Meditation doesn’t turn you into someone else—it makes you more yourself.

As with many things, it seems like people sometimes label themselves as “not the kind of person who meditates” and refuse to really try it. Perhaps they think of some stereotype of a meditator, a modern-day Buddha, someone who goes to yoga thrice a week, never gets angry, and possesses endless self-control and generosity. “That’s not me! And what’s wrong with the way I am, anyway?”

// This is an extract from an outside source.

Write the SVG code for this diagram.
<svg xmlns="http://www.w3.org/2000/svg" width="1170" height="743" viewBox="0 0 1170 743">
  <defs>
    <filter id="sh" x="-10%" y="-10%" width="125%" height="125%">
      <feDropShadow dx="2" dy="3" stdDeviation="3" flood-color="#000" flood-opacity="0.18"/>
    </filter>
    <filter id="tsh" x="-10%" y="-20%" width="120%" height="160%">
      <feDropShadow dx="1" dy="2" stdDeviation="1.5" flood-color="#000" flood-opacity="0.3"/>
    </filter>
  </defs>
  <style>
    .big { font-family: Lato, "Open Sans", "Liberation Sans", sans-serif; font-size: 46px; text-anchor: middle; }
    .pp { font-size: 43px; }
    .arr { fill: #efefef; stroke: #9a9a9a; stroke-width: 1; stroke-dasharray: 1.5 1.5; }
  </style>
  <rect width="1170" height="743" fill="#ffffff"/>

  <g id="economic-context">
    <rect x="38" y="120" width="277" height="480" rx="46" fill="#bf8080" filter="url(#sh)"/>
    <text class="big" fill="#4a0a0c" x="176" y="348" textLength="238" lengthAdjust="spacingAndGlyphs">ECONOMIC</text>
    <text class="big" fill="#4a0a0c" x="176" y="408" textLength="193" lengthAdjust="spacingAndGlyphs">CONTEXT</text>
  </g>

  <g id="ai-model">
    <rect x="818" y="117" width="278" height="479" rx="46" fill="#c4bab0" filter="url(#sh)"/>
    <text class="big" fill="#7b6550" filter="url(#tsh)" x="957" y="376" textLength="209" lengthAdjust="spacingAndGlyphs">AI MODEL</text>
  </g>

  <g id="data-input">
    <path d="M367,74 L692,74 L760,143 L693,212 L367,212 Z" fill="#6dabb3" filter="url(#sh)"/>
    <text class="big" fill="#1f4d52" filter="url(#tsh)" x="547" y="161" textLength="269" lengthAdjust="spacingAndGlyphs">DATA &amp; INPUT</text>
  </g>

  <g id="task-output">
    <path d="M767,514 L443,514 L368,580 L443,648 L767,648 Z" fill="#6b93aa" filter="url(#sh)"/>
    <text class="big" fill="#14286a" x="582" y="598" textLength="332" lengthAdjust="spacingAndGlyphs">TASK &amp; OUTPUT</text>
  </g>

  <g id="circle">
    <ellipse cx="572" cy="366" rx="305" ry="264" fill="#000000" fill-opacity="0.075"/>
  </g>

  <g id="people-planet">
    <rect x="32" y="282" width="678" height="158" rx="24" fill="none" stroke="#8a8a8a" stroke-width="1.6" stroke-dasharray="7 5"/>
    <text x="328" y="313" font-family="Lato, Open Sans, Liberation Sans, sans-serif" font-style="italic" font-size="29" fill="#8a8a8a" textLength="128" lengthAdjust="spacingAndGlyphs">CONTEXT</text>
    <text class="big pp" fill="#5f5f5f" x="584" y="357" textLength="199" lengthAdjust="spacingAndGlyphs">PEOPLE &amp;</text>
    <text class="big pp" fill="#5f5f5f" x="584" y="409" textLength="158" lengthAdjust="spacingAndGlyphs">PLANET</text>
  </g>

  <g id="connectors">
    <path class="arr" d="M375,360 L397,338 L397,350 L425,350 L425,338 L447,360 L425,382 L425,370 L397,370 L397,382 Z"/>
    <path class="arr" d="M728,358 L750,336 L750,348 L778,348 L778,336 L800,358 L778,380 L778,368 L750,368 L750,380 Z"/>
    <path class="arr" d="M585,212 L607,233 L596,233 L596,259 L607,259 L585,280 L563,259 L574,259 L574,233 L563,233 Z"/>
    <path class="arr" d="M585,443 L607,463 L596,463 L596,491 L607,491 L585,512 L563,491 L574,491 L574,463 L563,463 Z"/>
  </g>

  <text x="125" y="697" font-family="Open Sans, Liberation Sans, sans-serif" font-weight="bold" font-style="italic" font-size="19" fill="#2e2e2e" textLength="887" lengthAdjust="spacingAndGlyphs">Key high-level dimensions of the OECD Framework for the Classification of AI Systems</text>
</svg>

To them I would say: meditation doesn’t turn you into someone else (if only it were that easy, haha). In my experience, meditation makes me more myself. I feel like the qualities that make me myself are stronger and clearer from meditating, not muted or rounded down. I think this is generally true for other people, too. We aren’t brainwashing ourselves into being the same implacable stone statue. My experience is not the same as Peter Kalmus’ (who I quoted in my Vipassana post), or anyone else’s. Through meditation, we are being our unique selves, even more clearly than before. There is no change to be afraid of, only change to look forward to.

Meditating with others is a unique and valuable experience

I like to meditate with other people. It’s interesting: a mode of interaction that has the least interaction possible. It might seem difficult or impossible to enjoy one another’s company without looking, speaking, or touching, but I found that I can, very much! The simple action of spending time together, with the common goal of being more in touch with oneself, is so meaningful. It haven’t gotten to interact with most people I know in this way, so I appreciate the opportunity to and hope to meditate with many more of my friends in the future.

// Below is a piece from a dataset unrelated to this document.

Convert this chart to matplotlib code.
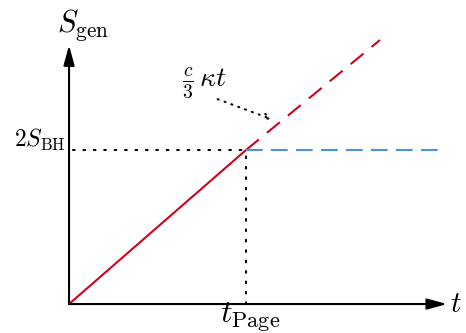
import matplotlib
matplotlib.use("Agg")
import matplotlib.pyplot as plt

plt.rcParams["mathtext.fontset"] = "cm"
plt.rcParams["font.family"] = ["DejaVu Serif"]

# Schematic values (arbitrary units)
t_page = 1.0
two_s_bh = 1.0
t_linear_end = 1.757
s_linear_end = 1.714
t_axis_end = 2.136
s_axis_end = 1.68
t_plateau_end = 2.113

red = "#d0021b"
blue = "#4a90e2"

fig = plt.figure(figsize=(4.66, 3.33), dpi=100)
ax = fig.add_axes([0, 0, 1, 1])
ax.set_xlim(-0.390, 2.243)
ax.set_ylim(-0.188, 1.974)
ax.axis("off")

arrow_kw = dict(arrowstyle="-|>,head_length=1.2,head_width=0.33",
                lw=1.5, color="black", shrinkA=0, shrinkB=0)

# coordinate axes
ax.annotate("", xy=(t_axis_end, 0), xytext=(0, 0), arrowprops=arrow_kw)
ax.annotate("", xy=(0, s_axis_end), xytext=(0, 0), arrowprops=arrow_kw)

# linear growth up to the Page time
ax.plot([0, t_page], [0, two_s_bh], color=red, lw=1.5, solid_capstyle="butt")
# continued linear growth (dashed)
ax.plot([t_page, t_linear_end], [two_s_bh, s_linear_end],
        color=red, lw=1.5, dashes=(8, 5))
# plateau at 2 S_BH
ax.plot([t_page, t_plateau_end], [two_s_bh, two_s_bh], color=blue, lw=1.5,
        dashes=(8, 4))

# guide lines
ax.plot([0.02, t_page], [two_s_bh, two_s_bh], color="black", lw=1.5,
        dashes=(0.8, 4.2), dash_capstyle="round")
ax.plot([t_page, t_page], [0, two_s_bh], color="black", lw=1.5,
        dashes=(0.8, 4.2), dash_capstyle="round")

# labels
ax.text(-0.068, 1.768, r"$S_{\rm gen}$", fontsize=22, ha="left",
        va="baseline")
ax.text(2.153, -0.052, r"$t$", fontsize=21, ha="left", va="baseline")
ax.text(-0.017, 1.02, r"$2S_{\rm BH}$", fontsize=17, ha="right",
        va="baseline")
ax.text(0.853, -0.123, r"$t_{\rm Page}$", fontsize=23, ha="left",
        va="baseline")

ax.text(0.64, 1.413, r"$\frac{c}{3}\,\kappa t$", fontsize=20, ha="left",
        va="baseline")
ax.annotate("", xy=(1.145, 1.2), xytext=(0.84, 1.33),
            arrowprops=dict(arrowstyle="->,head_length=0.4,head_width=0.2",
                            lw=1.5, color="black", linestyle=(0, (0.5, 3)),
                            shrinkA=0, shrinkB=0))

fig.savefig("out.png", dpi=100)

It’s very helpful for accountability as well: it’s much easier to throw in the towel prematurely when you’re meditating alone.

Any amount of meditation is better than none

Meditation helps abate the all-or-nothing, frantic mindset that I’ve struggled against for a long time. Although it doesn’t dominate my mind, it creeps in at times. Just a five-minute meditation reminds me that life doesn’t need to go so fast, I have the power to redirect my attention at just about any time I choose, and that simply starting is powerful.

The memory of the ten-day Vipassana course is helpful to me

After that course, I wrote that the changes in how I felt were very subtle. In retrospect, they were still significant. It’s just that I still felt like very much the same person, so I described them as subtle differences. But the sense of calm and less reflexive state of mind was quite dramatic, in retrospect. I feel that it is very valuable that I got to access that state, because now I can remember what it’s like, which doesn’t portal me there exactly, but helps vault me closer.

I still love clouds.

My life-changing appreciation for clouds that was sparked on that ten-day course is still alive and well, only a little bit faded. I suppose the day when I look up at a fabulous cloud assortment and feel nothing, I’ll know that I’m overdue for another ten-day. 🙂

I’ll end it here for now. Love from Moab!